Civil wars are toward top of worst possible national traumas. “Or else civil war-” that kind of talk is usually nonsense or scare-mongering. Pendulum of democracy works it meandering muddy and bloody ways.
Wellington says
Would you tear down all Confederate symbols? How about those on the battlefields of Gettysburg and Antietam?
There is also the matter of Northern states’ hypocrisy at times; for instance, when the Civil War ended in 1865 only five of the twenty-four Northern states allowed blacks to vote.
I am quite glad that the North won the Civil War. Better for America. Better for all the world.
But I must register opposition to tearing down statues and even the complete denigration of the Confederate Flag. Yes, this flag has a giant negative attached to it, i.e., racism and all the more compounded by slavery. But it also has two great positives—Southern heritage and the greatest damn flag of all time with respect to representing the eternal rebel that resides in so many of the human species. There is also the factor that the American flag, born during the Revolutionary War, was representative of 13 states, ALL OF WHICH in 1776 still had slavery, as did the British Empire, as did virtually all the world. What are we to do? Get rid of all such flags?

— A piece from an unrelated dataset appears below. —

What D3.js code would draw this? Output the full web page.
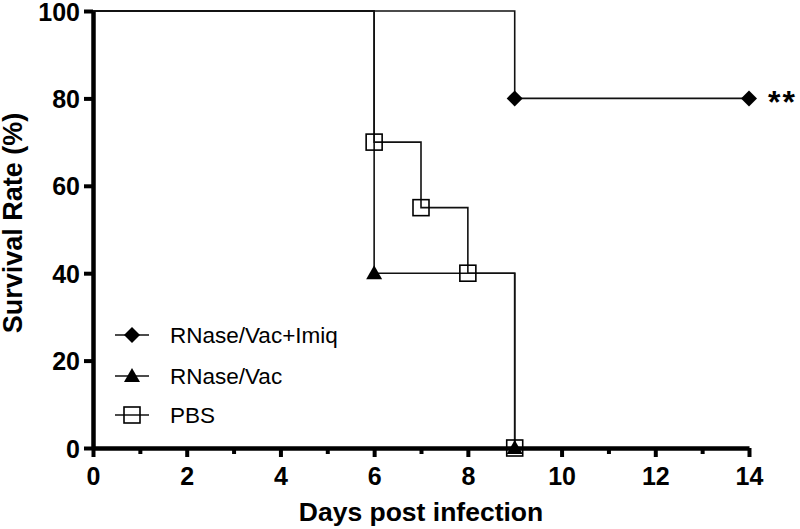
<!DOCTYPE html>
<html><head><meta charset="utf-8">
<script src="https://cdn.jsdelivr.net/npm/d3@7"></script>
<style>body{margin:0;background:#fff}svg{display:block}</style>
</head><body><svg id="c" width="800" height="529"></svg>
<script>
const seriesNames = ["RNase/Vac+Imiq", "RNase/Vac", "PBS"];
const imiqDays = [0, 9, 14];
const imiqSurv = [100, 80, 80];
const imiqMarkDays = [9, 14];
const imiqMarkSurv = [80, 80];
const vacDays = [0, 6, 9];
const vacSurv = [100, 40, 0];
const vacMarkDays = [6, 9];
const vacMarkSurv = [40, 0];
const pbsDays = [0, 6, 7, 8, 9];
const pbsSurv = [100, 70, 55, 40, 0];
const pbsMarkDays = [6, 7, 8, 9];
const pbsMarkSurv = [70, 55, 40, 0];
const xTicks = [0, 2, 4, 6, 8, 10, 12, 14];
const xMinor = [1, 3, 5, 7, 9, 11, 13];
const yTicks = [0, 20, 40, 60, 80, 100];

const svg = d3.select("#c");
const x = d3.scaleLinear().domain([0, 14]).range([93, 749]);
const y = d3.scaleLinear().domain([0, 100]).range([448, 11]);
const font = "'Liberation Sans', Arial, sans-serif";

// lines
const line = d3.line().x(d => x(d[0])).y(d => y(d[1])).curve(d3.curveStepAfter);
const zip = (a, b) => a.map((v, i) => [v, b[i]]);
[[imiqDays, imiqSurv], [vacDays, vacSurv], [pbsDays, pbsSurv]].forEach(([d, s]) => {
  svg.append("path").attr("d", line(zip(d, s))).attr("fill", "none")
    .attr("stroke", "#111").attr("stroke-width", 1.6);
});

// axes
const xAxis = svg.append("g").attr("transform", "translate(0,448)")
  .call(d3.axisBottom(x).tickValues(xTicks).tickSize(9).tickSizeOuter(0).tickFormat(d3.format("d")));
svg.append("g").attr("transform", "translate(0,448)")
  .call(d3.axisBottom(x).tickValues(xMinor).tickSize(6).tickSizeOuter(0).tickFormat(""))
  .call(g => g.select(".domain").remove())
  .selectAll("line").attr("stroke", "#000").attr("stroke-width", 4);
const yAxis = svg.append("g").attr("transform", "translate(93,0)")
  .call(d3.axisLeft(y).tickValues(yTicks).tickSize(9).tickSizeOuter(0).tickFormat(d3.format("d")));
[xAxis, yAxis].forEach(g => {
  g.select(".domain").attr("stroke", "#000").attr("stroke-width", 4.5);
  g.selectAll(".tick line").attr("stroke", "#000").attr("stroke-width", 4);
  g.selectAll(".tick text").attr("font-family", font).attr("font-weight", "bold")
    .attr("font-size", 25).attr("fill", "#000");
});
xAxis.selectAll(".tick text").attr("dy", null).attr("y", 37);
yAxis.selectAll(".tick text").attr("x", -13).attr("dy", "0.36em");

// markers
function drawDiamond(cx, cy) {
  svg.append("path").attr("d", d3.symbol().type(d3.symbolSquare).size(128)())
    .attr("transform", `translate(${cx},${cy}) rotate(45)`).attr("fill", "#000");
}
function drawTri(cx, cy) {
  svg.append("path").attr("d", `M${cx},${cy-8}L${cx+8},${cy+6}L${cx-8},${cy+6}Z`).attr("fill", "#000");
}
function drawSq(cx, cy) {
  svg.append("rect").attr("x", cx - 8).attr("y", cy - 8).attr("width", 16).attr("height", 16)
    .attr("fill", "none").attr("stroke", "#000").attr("stroke-width", 1.6);
}
imiqMarkDays.forEach((d, i) => drawDiamond(x(d), y(imiqMarkSurv[i])));
vacMarkDays.forEach((d, i) => drawTri(x(d), y(vacMarkSurv[i])));
pbsMarkDays.forEach((d, i) => drawSq(x(d), y(pbsMarkSurv[i])));

// significance
svg.append("text").attr("x", 768).attr("y", 113).text("**")
  .attr("font-family", font).attr("font-weight", "bold").attr("font-size", 32)
  .attr("letter-spacing", 2);

// titles
svg.append("text").attr("x", x(7)).attr("y", 521).attr("text-anchor", "middle").text("Days post infection")
  .attr("font-family", font).attr("font-weight", "bold").attr("font-size", 26.5);
svg.append("text").attr("transform", `translate(22,223) rotate(-90)`).attr("text-anchor", "middle")
  .text("Survival Rate (%)").attr("font-family", font).attr("font-weight", "bold").attr("font-size", 27);

// legend
const legY = [335, 376, 415];
const drawers = [drawDiamond, drawTri, drawSq];
seriesNames.forEach((n, i) => {
  svg.append("line").attr("x1", 115).attr("x2", 149).attr("y1", legY[i]).attr("y2", legY[i])
    .attr("stroke", "#111").attr("stroke-width", 1.6);
  drawers[i](132, legY[i]);
  svg.append("text").attr("x", 170).attr("y", legY[i] + 8).text(n)
    .attr("font-family", font).attr("font-size", 22.5);
});
</script></body></html>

I am heartily glad that slavery is over in the West (though still not in the Islamic world and other areas on earth), but obliterating history by tearing down statues of people who were possessed of a mindset in their time which we would have held too almost certainly had we been born then, is a barbaric, ignorant, mindless way to treat with history. Besides, a la the German poet Heine, where statues are torn down, eventually people will be torn down as well unless they conform to an Orwellian type of world. We’re already partly there in our time—and this is deeply troubling.
In short, statues to those who still believed in the democratic process, even if for only a minority of citizens, are not the same as statues honoring those who held democracy in contempt, as people like Lenin, Hitler, Mao and Stalin did. Huge difference (so, for the record, I am OK with tearing down their statues). Might as well tear down statues to Solon, Cleisthenes, Perciles and other great ancient Athenians who developed and believed in democracy because they had slavery and did not allow women the right to vote. There is a vast distinction between polities with the capacity to evolve, apologize for their wrongdoings, and incorporate more and more people into the body politic, as opposed to polities like those on the Far Right and Far Left who have no capacity in any of these areas.
toomanyhobbies says
difference is the civil war bloody yet was for a just cause to end slavery yet muslims own over 24 million slaves today!
infidel says
And the entire credit for this division which is only getting worse by the day must go the FERAL ISLAM in the USA.. I have told here many times b4 that ISLAM EXACERBATES divisions in khafir infidel societies by vicious innuendos and rumor mongering and sets the dhimmi Khafir dead against the non-dhimmi Khafir. Read the dhimmi as the Left Dems and the non-dhimmi as the right-Reps… As simple as that. In Eu and India too, Islam plays the same game of deepening the R-L divide almost to a point of no return. The day, the R and L TRULY unite against this selfish 3rd party called Islam, that will be the day of some hope against global Jehaad.
Idol and Icon says
Anyone who wants Lincoln’s quotes should do their own research because that’s the only way to demonstrate your genuineness. Name calling aside, I’m impervious to insult, and those who resort to it is an indication of the weakness of their position.
gravenimage says
Lincoln said a great many things. Which quotes is Idol and Icon referring to? Of course, he does not say.